As is usually the case when a black teen is killed in a high-profile case, particularly when the alleged killer is non-black, folks descend on the social networking sites of the deceased, searching for incriminating status updates or pictures to justify the homicide. It saddens me that some commenters on the Huffington Post and the Orlando Sentinel are portraying Trayvon as a thug or suggesting that the young man isn’t as innocent as he seems. In the case of Jamiel Shaw, I remember several bloggers pointing to photos on Jamiel’s MySpace page as evidence that he was a member of the Bloods and therefore just another victim of gang violence. Yet, a police official stated that Jamiel had no gang affiliation. Trayvon’s parents maintain that he was a good kid who dreamed of becoming an aviation mechanic. So what if he wore hoodies or spoke slang or postured in pictures on social networking sites or walked slowly in the rain with his hands in his pockets? None of these behaviors warrants deadly force, unless of course, you live in a society that criminalizes black male bodies and views any gesture, no matter how innocent, as threatening.

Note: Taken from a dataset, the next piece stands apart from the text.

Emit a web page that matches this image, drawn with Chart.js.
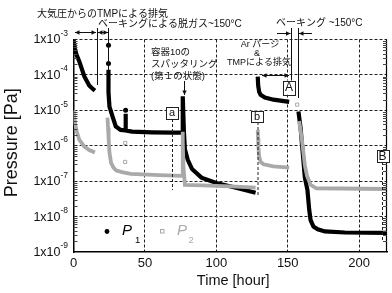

The death of these two young men has deeply affected me, often to the point of tears. As I did with Jamiel, I scan the newspapers and blogs every day trying to learn new details of Trayvon’s shooting and searching for ways to get involved. I’ve signed petitions and contacted the Sanford mayor, city manager and police chief in an attempt to help bring his family justice. Nothing I do or anyone does can bring back their beloved son, can make them unhear the 911 tapes from that tragic night. I don’t know how fruitful the pushback against George Zimmerman and the Sanford Police Department will be, but I will continue to fight. I will remember Jamiel and Trayvon as brave young men who had a right to dream, to walk the streets in the rain. I refuse to let hope be sealed up in a baby blue casket and laid to rest.